__What the task requires__: Read through the data and count the lines that contain the string "page"; give only the result.

__Dataset records__:
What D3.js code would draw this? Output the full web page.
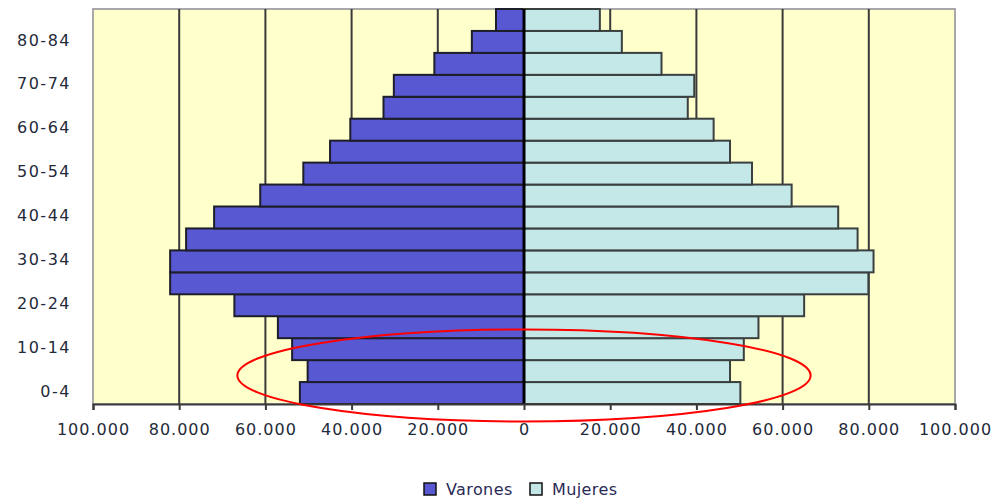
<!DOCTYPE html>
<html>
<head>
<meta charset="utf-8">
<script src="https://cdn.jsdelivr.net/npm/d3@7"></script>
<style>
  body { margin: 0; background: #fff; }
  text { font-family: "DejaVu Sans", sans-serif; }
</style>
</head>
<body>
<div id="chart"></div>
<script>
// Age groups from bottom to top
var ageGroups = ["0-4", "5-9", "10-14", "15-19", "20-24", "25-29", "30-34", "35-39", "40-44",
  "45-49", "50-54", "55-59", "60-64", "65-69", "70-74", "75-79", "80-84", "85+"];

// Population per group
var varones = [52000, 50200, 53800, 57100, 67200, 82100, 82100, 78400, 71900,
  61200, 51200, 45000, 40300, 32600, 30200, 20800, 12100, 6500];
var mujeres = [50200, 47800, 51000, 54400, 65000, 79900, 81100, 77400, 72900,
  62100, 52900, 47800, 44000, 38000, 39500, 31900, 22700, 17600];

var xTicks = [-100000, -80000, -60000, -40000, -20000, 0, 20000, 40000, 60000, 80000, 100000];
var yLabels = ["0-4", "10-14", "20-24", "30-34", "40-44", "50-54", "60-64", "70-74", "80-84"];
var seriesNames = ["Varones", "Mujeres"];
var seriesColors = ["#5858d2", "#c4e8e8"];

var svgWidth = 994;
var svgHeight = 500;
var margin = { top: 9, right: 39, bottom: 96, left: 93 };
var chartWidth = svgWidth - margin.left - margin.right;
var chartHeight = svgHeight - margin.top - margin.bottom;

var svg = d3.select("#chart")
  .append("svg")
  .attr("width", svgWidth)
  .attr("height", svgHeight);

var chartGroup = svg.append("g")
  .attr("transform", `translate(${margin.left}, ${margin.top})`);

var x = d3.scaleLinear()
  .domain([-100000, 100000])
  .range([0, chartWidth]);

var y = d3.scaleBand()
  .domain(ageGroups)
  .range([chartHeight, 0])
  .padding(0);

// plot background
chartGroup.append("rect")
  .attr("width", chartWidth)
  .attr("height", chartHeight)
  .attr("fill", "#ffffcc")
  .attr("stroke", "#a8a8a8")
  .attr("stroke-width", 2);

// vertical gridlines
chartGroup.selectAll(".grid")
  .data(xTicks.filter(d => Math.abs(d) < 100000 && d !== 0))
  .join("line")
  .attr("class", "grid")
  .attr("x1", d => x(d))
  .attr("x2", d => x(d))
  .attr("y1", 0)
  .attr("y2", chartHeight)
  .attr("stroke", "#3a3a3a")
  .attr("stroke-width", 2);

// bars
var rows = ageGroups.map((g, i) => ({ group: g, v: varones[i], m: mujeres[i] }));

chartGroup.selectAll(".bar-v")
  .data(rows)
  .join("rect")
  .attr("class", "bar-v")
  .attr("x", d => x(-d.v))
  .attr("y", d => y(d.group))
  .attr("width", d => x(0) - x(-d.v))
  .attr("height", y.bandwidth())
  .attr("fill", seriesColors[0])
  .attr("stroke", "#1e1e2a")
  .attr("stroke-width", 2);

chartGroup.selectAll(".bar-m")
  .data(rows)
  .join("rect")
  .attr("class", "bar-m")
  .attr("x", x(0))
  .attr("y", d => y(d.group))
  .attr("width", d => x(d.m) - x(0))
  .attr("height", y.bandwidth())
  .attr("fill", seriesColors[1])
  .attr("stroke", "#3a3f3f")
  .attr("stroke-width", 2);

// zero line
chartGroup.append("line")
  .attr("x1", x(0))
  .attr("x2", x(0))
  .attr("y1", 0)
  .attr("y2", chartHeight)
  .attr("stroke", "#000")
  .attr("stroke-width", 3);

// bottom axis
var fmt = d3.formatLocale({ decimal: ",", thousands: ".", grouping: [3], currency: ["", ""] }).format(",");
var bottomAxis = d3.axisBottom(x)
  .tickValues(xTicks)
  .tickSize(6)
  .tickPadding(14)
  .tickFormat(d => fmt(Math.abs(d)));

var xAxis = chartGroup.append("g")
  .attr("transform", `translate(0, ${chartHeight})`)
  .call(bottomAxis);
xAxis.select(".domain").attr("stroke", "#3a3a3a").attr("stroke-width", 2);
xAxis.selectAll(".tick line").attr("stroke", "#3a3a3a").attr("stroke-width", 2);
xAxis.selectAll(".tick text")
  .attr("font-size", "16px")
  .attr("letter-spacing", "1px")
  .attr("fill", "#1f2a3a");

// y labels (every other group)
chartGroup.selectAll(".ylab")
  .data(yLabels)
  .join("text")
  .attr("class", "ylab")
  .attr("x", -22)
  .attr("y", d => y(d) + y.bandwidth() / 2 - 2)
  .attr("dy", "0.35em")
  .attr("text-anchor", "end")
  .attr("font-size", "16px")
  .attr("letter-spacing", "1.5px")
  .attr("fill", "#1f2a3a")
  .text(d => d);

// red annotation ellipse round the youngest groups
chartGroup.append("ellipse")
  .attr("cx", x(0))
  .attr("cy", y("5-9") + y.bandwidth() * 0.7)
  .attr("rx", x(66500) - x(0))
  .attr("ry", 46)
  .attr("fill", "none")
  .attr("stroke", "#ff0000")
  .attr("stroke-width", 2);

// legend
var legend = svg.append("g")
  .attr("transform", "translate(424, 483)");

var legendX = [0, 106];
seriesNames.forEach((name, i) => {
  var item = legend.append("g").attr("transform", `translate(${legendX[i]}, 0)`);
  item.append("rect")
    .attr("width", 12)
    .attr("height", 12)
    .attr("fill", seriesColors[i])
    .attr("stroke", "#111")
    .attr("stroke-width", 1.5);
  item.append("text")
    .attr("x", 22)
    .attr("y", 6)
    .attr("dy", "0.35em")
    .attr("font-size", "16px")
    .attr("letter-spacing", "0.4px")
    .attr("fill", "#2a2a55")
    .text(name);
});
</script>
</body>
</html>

...

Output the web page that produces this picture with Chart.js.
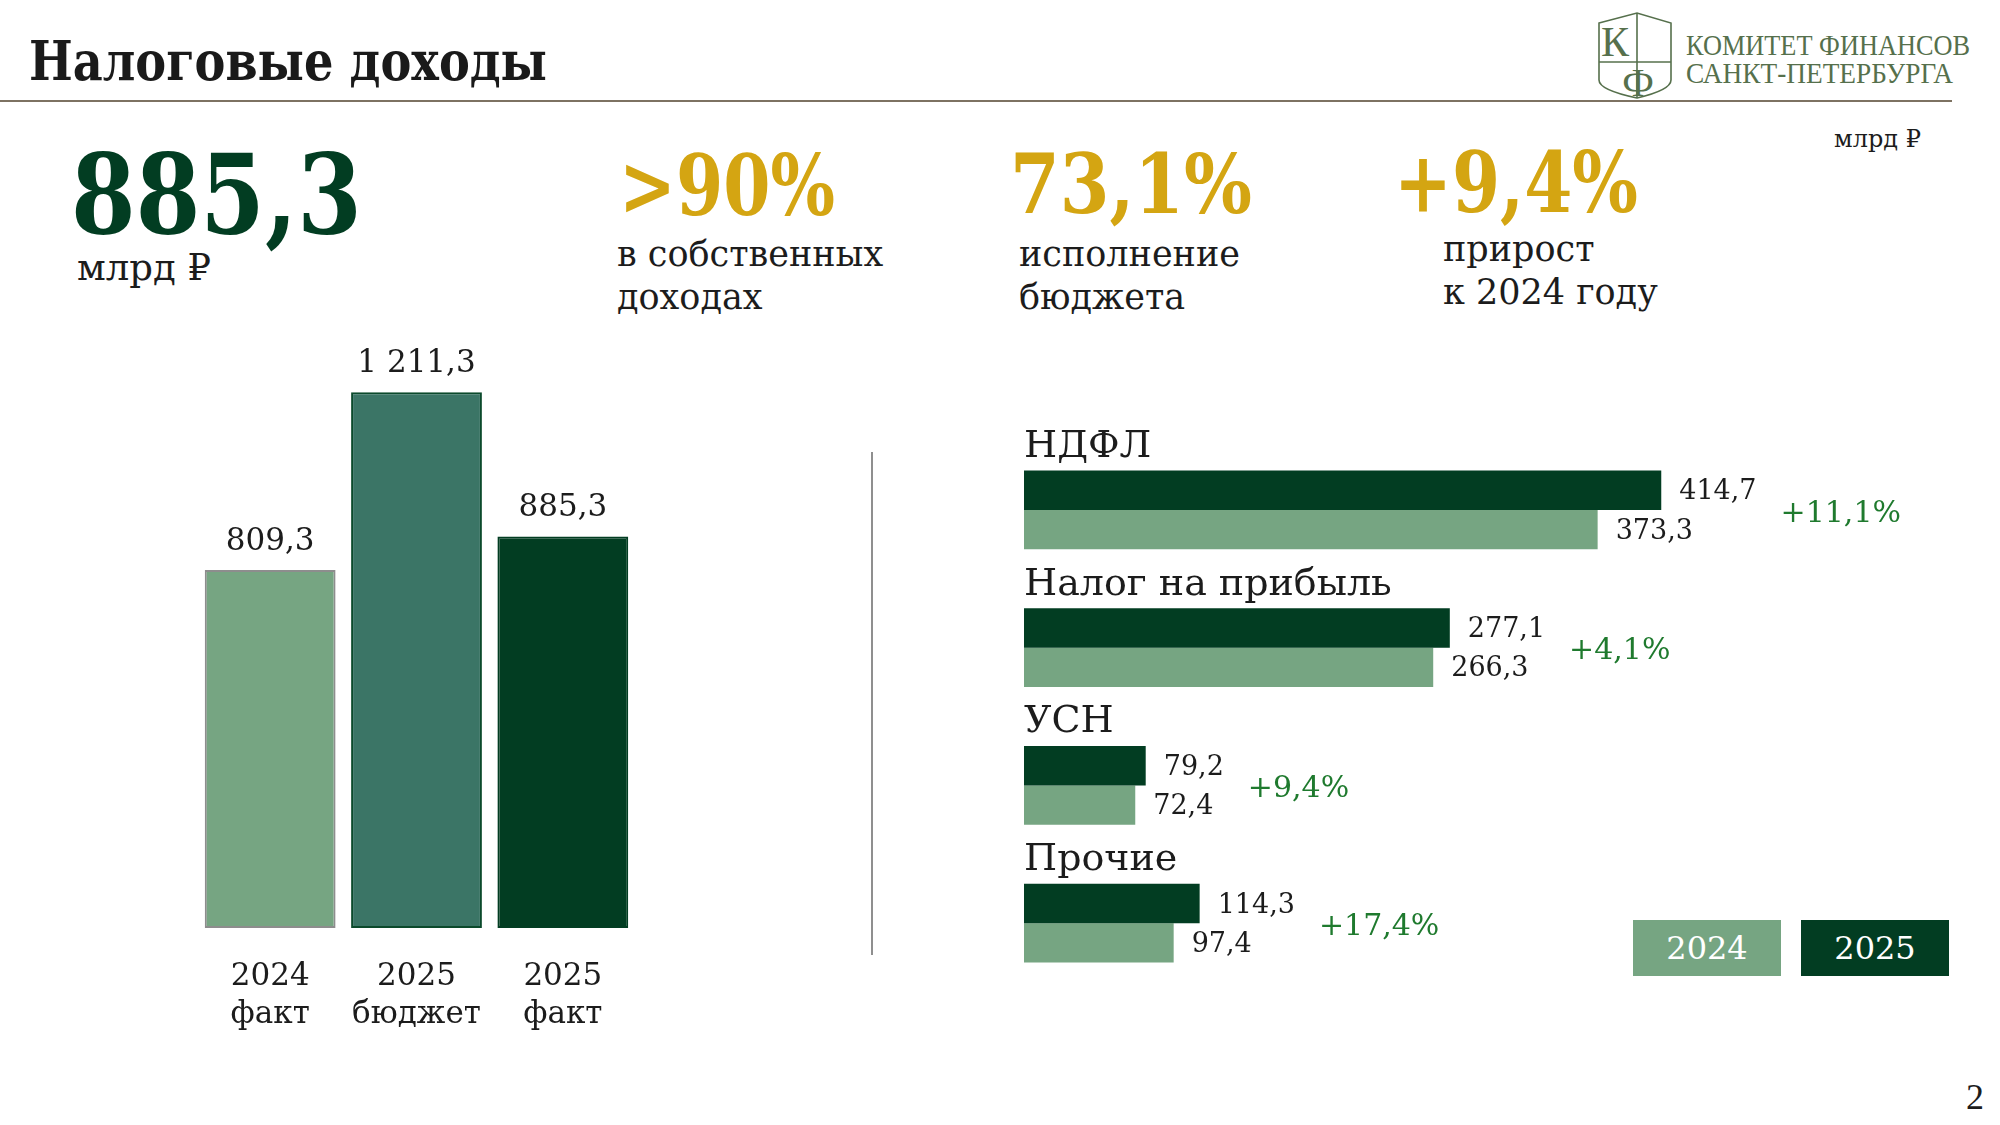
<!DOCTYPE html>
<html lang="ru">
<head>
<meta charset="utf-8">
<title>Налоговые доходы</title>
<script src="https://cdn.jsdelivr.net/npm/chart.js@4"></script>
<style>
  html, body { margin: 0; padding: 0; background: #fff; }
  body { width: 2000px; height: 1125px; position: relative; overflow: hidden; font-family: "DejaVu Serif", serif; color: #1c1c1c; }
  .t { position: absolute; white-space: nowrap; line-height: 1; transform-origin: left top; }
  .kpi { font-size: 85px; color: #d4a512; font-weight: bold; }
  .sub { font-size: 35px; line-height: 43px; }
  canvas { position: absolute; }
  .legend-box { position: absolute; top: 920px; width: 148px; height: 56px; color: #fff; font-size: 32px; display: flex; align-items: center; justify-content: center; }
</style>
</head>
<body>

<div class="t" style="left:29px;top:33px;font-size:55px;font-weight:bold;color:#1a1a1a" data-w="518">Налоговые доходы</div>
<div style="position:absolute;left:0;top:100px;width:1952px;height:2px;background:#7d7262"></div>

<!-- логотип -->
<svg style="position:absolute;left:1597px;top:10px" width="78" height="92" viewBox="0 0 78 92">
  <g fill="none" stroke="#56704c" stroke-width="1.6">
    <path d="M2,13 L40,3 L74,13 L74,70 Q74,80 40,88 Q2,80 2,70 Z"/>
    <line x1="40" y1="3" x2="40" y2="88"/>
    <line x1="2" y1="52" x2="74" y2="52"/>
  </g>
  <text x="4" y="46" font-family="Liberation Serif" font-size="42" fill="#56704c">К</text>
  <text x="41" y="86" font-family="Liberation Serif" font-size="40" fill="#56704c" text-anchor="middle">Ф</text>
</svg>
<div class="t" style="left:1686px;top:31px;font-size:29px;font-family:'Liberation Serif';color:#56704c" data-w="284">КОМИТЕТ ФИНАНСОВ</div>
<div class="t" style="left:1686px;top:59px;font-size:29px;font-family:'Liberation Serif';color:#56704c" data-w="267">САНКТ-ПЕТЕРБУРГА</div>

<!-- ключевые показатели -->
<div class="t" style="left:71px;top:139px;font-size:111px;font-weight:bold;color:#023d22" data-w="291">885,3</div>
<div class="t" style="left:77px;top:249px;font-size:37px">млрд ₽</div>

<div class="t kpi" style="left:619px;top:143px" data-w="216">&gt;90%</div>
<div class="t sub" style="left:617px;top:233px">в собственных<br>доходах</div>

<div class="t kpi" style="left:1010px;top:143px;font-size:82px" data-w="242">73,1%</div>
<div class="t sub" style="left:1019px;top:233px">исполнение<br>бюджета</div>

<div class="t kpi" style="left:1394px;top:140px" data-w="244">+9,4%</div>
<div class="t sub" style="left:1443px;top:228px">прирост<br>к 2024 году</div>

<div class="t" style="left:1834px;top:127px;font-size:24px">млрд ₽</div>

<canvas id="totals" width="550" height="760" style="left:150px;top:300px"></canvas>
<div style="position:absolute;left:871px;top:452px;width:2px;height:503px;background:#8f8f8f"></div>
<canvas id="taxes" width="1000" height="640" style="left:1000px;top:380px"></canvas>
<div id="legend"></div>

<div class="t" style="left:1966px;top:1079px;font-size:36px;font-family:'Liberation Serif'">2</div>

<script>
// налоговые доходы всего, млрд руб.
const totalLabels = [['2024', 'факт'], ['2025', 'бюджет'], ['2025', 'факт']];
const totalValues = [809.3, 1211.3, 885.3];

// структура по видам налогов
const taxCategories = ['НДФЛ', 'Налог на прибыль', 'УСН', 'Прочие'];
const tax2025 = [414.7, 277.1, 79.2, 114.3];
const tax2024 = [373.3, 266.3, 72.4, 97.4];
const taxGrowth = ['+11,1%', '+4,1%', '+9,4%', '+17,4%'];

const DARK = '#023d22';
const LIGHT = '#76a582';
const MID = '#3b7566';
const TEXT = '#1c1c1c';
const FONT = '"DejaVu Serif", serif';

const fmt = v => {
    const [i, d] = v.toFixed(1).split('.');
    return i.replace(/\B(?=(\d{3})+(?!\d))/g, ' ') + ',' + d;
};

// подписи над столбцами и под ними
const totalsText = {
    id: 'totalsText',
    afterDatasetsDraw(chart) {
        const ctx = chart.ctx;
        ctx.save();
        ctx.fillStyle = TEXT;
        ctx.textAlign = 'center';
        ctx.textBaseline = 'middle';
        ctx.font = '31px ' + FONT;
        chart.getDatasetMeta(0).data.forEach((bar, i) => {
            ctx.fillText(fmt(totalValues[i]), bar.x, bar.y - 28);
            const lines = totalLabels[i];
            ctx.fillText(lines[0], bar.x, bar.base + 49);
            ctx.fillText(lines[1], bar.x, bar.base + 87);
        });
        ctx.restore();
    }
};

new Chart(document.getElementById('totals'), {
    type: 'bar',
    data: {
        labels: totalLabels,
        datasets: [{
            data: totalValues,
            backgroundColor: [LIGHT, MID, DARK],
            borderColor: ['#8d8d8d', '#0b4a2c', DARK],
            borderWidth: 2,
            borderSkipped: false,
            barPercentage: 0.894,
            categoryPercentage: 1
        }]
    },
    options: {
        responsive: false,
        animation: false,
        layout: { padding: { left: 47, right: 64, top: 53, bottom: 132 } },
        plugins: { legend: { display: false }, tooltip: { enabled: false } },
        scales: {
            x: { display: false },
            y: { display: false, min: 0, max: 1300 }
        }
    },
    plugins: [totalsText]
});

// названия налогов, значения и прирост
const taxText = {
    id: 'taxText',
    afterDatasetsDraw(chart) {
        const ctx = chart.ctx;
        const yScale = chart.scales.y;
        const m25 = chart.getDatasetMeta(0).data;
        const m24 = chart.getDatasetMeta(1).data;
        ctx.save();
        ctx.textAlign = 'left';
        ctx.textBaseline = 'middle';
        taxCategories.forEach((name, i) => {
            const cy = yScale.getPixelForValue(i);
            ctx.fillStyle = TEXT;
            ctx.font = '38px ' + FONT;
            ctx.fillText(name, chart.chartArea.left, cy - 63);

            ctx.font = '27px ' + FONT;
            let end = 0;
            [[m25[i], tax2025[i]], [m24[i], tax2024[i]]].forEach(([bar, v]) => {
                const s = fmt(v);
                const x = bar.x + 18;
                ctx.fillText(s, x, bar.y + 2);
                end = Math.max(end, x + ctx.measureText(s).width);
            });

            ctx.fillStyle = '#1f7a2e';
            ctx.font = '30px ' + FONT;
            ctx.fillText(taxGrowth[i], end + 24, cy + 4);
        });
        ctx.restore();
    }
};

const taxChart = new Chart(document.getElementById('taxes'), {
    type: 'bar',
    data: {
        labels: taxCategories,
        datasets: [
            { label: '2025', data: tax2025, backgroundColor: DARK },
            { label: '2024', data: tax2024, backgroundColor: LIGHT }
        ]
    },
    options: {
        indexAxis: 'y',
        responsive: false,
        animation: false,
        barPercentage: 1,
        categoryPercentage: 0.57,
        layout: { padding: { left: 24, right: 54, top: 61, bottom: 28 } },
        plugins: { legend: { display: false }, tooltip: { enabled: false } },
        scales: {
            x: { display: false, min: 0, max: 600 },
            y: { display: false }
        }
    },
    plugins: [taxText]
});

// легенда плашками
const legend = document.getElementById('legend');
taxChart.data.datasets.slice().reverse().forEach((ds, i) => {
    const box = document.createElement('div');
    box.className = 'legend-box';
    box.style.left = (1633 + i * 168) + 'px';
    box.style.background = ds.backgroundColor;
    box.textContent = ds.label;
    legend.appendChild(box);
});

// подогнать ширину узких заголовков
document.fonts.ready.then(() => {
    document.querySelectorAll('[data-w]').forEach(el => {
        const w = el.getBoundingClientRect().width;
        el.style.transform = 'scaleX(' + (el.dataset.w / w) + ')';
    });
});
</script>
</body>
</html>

__Full output__: 2